Statistical insight: Premium components are moderately to strongly correlated with total premium (liability r = 0.68, property damage r = 0.75, theft r = 0.49, glass r = 0.52), reflecting their derivation from a common pricing model. Total incurred claims show a very weak positive correlation with premium (r ≈ 0.07) — considerably weaker than commonly assumed — underscoring the highly stochastic nature of insurance outcomes where premium is a prospective expectation and incurred is a realised outcome dominated by rare large losses.
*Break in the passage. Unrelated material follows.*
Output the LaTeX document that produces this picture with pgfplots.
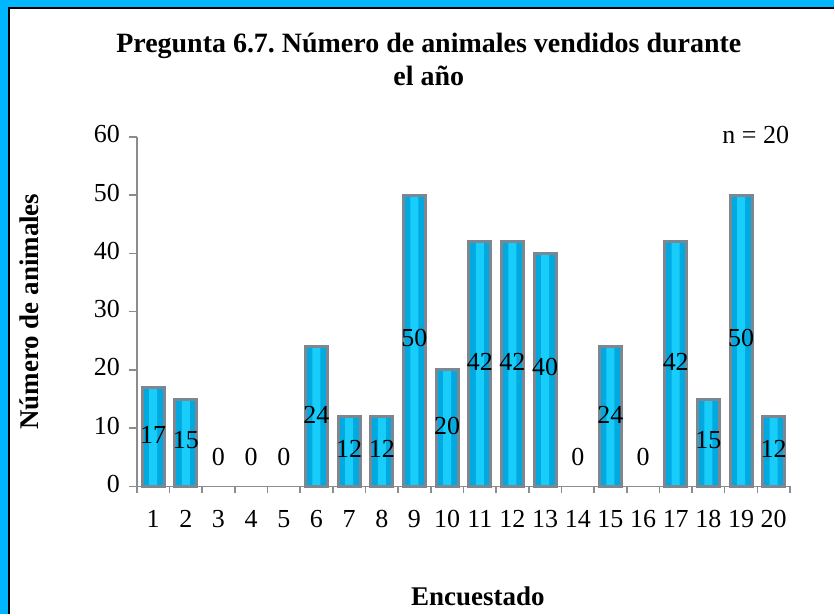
\documentclass[border=0pt]{standalone}
\usepackage{pgfplots}
\pgfplotsset{compat=1.18}
\usepackage{pgfplotstable}
\usepackage{fontspec}
\setmainfont{Liberation Serif}
\frenchspacing
\definecolor{frameblue}{RGB}{0,183,255}
\definecolor{barcyan}{RGB}{0,170,225}
\definecolor{barlight}{RGB}{25,205,250}
\definecolor{bargray}{RGB}{125,135,145}
\definecolor{axgray}{RGB}{140,140,140}

\pgfplotstableread{
x y ly
1 17 8.9
2 15 7.9
3 0 5.1
4 0 5.1
5 0 5.1
6 24 12.3
7 12 6.4
8 12 6.4
9 50 25.4
10 20 10.4
11 42 21.3
12 42 21.3
13 40 20.5
14 0 5.1
15 24 12.3
16 0 5.1
17 42 21.3
18 15 7.9
19 50 25.4
20 12 6.4
}\datatable

\begin{document}
\begin{tikzpicture}
\fill[frameblue] (0,0) rectangle (417.5pt,307.5pt);
\fill[white] (4pt,0) rectangle (417.5pt,304pt);
\draw[black,line width=1pt] (4.5pt,0) -- (4.5pt,303.5pt) -- (417.5pt,303.5pt);
\begin{axis}[
  at={(68.5pt,64pt)}, anchor=south west,
  scale only axis, width=327pt, height=175pt,
  xmin=0.5, xmax=20.5, ymin=0, ymax=60,
  clip=false,
  axis lines=left, axis line style={-, draw=axgray, line width=0.75pt},
  tick align=outside,
  ytick={0,10,...,60},
  major tick length=4pt, minor tick length=3.5pt,
  ytick style={draw=axgray, line width=0.75pt},
  xtick={1,...,20},
  major x tick style={draw=none},
  minor xtick={0.5,1.5,...,20.5},
  minor x tick style={draw=axgray, line width=0.75pt},
  tick label style={font=\fontsize{13}{15}\selectfont},
  typeset ticklabels with strut,
  xticklabel style={yshift=-2.5pt},
  yticklabel style={xshift=-1pt},
  /pgf/number format/assume math mode=true,
  title={Pregunta 6.7. Número de animales vendidos durante\\el año},
  title style={align=center, font=\bfseries\fontsize{14}{16.5}\selectfont, at={(rel axis cs:0.447,1.187)}, anchor=center},
  xlabel={Encuestado},
  xlabel style={font=\bfseries\fontsize{13.5}{15}\selectfont, at={(rel axis cs:0.522,-0.313)}, anchor=center},
  ylabel={Número de animales},
  ylabel style={font=\bfseries\fontsize{13.5}{15}\selectfont, at={(rel axis cs:-0.165,0.5)}, anchor=center, rotate=0},
]
\addplot[ybar, bar width=11pt, draw=none, fill=barcyan,
  restrict y to domain=0.5:100] table[x=x,y=y]{\datatable};
\addplot[ybar, bar width=4pt, draw=none, fill=barlight,
  restrict y to domain=0.5:100] table[x=x,y=y]{\datatable};
\addplot[ybar, bar width=11pt, draw=bargray, line width=1.5pt, fill=none,
  restrict y to domain=0.5:100] table[x=x,y=y]{\datatable};
\addplot[only marks, mark=none, nodes near coords, point meta=explicit symbolic,
  nodes near coords align=center,
  every node near coord/.append style={font=\fontsize{13}{15}\selectfont, text=black}]
  table[x=x,y=ly,meta=y]{\datatable};
\node[font=\fontsize{13}{15}\selectfont] at (axis cs:19.45,60.3) {n = 20};
\end{axis}
\end{tikzpicture}
\end{document}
Vehicle value is positively correlated with total premium (r ≈ 0.32) and with theft and property damage premiums (r ≈ 0.33–0.41), validating actuarially sound rating factor application, though the relationship is weaker than the original text implied. Driver age has a very weak negative correlation with claim counts (r ≈ −0.03), consistent with the frequency-age relationship identified in Section 5.2 but indicating that age alone explains minimal variance in claims — multivariate modelling is essential.
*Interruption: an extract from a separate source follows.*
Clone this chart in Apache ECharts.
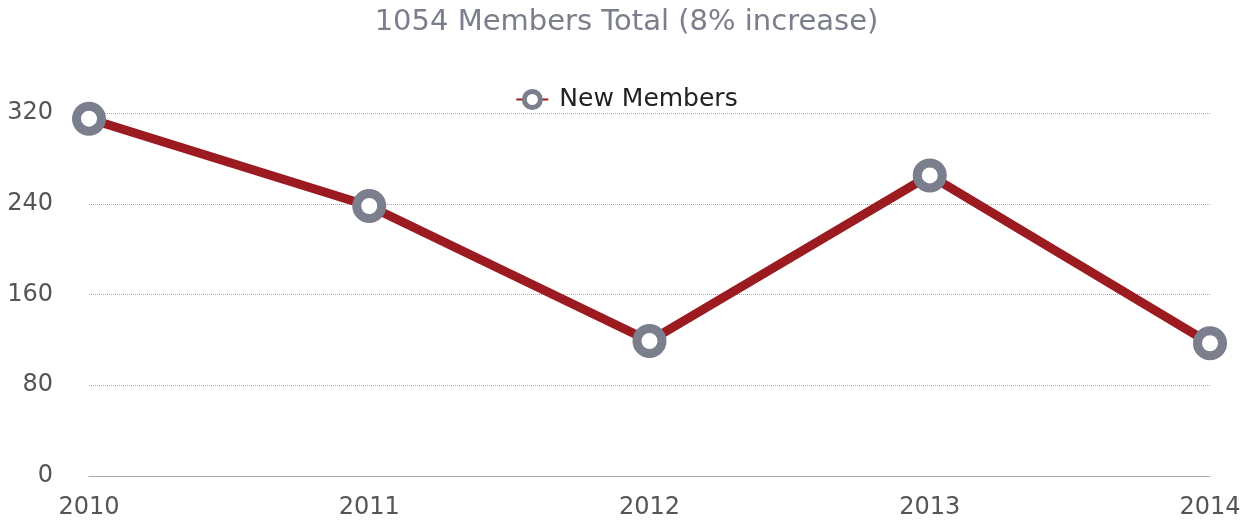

6 Summary of Visual Analytics Techniques

Visual Analytics Techniques Applied in This Investigation
Technique ggplot2 / Extension Variable Types Analytical Purpose
Histogram + Density Overlay geom_histogram + geom_density Continuous Reveal distributional shape and skewness
Ridge Plot (ggridges) geom_density_ridges (ggridges) Continuous × Categorical Compare premium/loss distributions across groups
Bar Chart (sorted) geom_col + fct_reorder Categorical Rank category frequencies; spot imbalances
Stacked/Proportional Bar geom_col (position=fill) Categorical × Categorical Reveal compositional differences across groups
Line Chart (temporal) geom_line + geom_point Continuous × Temporal Identify trends, acceleration, and inflection points
Grouped Bar Chart geom_col (position=dodge) Categorical × Continuous Compare risk metrics across ordered categories
Violin Plot geom_violin Categorical × Continuous Show full profit distribution including tails
Correlation Heatmap (ggcorrplot) ggcorrplot() Continuous × Continuous (multi) Identify collinearity and informative predictors
Scatter Plot geom_point Continuous × Continuous Explore premium-profit relationships and outliers

7 Key Findings and Analytical Conclusions

7.1 Profitability

  1. Overall loss ratio of 70.3% was stable at ~66% in 2022–2023, then spiked to 75% in 2024 — a 9 pp single-year deterioration requiring urgent root cause investigation before pricing action.
  2. Comprehensive (No Excess) (COMP_N) is the least profitable product line (~93.9% loss ratio); the absence of any excess removes the policyholder’s cost-sharing incentive.
  3. Third Party policies generate the best underwriting margins (~54.3%) but represent only 1.6% of the portfolio.
  4. Vehicle value shows a U-shaped relationship with loss ratio — mid-value vehicles (Q3–Q4) are the most profitable; claim frequency rises monotonically from 10.9% (Q1) to 17.9% (Q5).

7.2 Risk Segmentation Factors

  1. Bonus score discriminates clearly: both Bad (79.0%) and Neutral (81.4%) policyholders significantly exceed Good (69.7%), with Neutral actually the worst-performing segment.
  2. Driver age shows a monotonic inverse relationship with claim frequency (20.5% → 12.1%) but a positive relationship with severity (€1,658 for 26–35 up to €1,982 for 66+) — the two dimensions move in opposite directions and must be priced separately.
  3. Urban location adds ~2.5 pp to the overall loss ratio, with a sharp 2024 divergence (urban 76.3% vs rural 72.6%).

7.3 Volatility

  1. Claim severity is highly right-skewed — a small proportion of large claims drive total incurred costs disproportionately.
  2. The correlation between premium and incurred (r ≈ 0.07) is extremely weak, confirming individual policy outcomes are largely unpredictable and portfolio diversification is essential.